Le Spectateur
Dès ses premières heures sur Terre, Samuel a marqué sa différence. Un bébé qui ne pleure pas, ne crie pas, ne babille pas, et vous fixe d’un regard vide et profond, voilà qui crée un certain malaise. Au fil des années, Samuel grandit mais ne parle toujours pas, et ne s’exprime d’ailleurs pas vraiment, ou alors par le dessin et une fascination pour les oiseaux morts. Il assiste au divorce de ses parents, à la mort accidentelle de sa mère, à la déchéance de son père, dans un monde où il ne peut être qu’un paria, un asocial, un spectateur flippant. Mais Samuel le muet n’est-il que spectateur de sa vie ?

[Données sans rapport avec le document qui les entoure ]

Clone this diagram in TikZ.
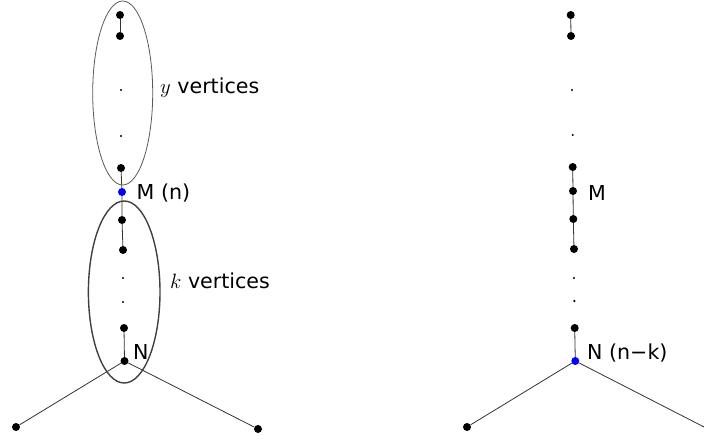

Après un premier album remarqué qui se jouait des codes de l’heroic fantasy (Un gentil orc sauvage) et deux délicieux recueils humoristiques d’inspiration autobiographique (L’Homme le plus flippé du monde), Théo Grosjean revient avec un album sombre et pas drôle du tout, pour lequel il allie fond et forme en le dessinant intégralement en vue subjective : tout ce qui est montré est vu par les yeux de Samuel, ce spectateur muet des événements qui influent sur sa vie. Sa naissance, son quotidien avec ce qui lui reste de famille, à l’école avec des enfants handicapés, jeune adulte avec une copine dépressive… De temps à autre, au détour d’un miroir ou d’un ruisseau, on voit l’antihéros, avec son visage impassible et son regard insondable. Mais la plupart du temps, et toute l’intelligence du dispositif est là, c’est le lecteur qui est spectateur des actes de Samuel, prisonnier de son crâne et empêché, de fait, de s’exprimer. Avec un trait fin et souple pour les personnages, des hachures et détails maniaques pour les décors, le tout dans un gaufrier immuable bordé de noir, pour mieux faire ressortir l’unique couleur vert menthe à l’eau, Théo Grosjean use d’un graphisme étudié et volontairement monotone, au sein d’une narration lancinante. Au risque de lasser ? Peut-être un peu, parfois. Mais l’exercice de style est suffisamment original, malin et maîtrisé pour qu’on s’accroche jusqu’au bout. Car une telle prise de risque est rare et le résultat est à la hauteur de l’ambition : étrange jusqu’au bout.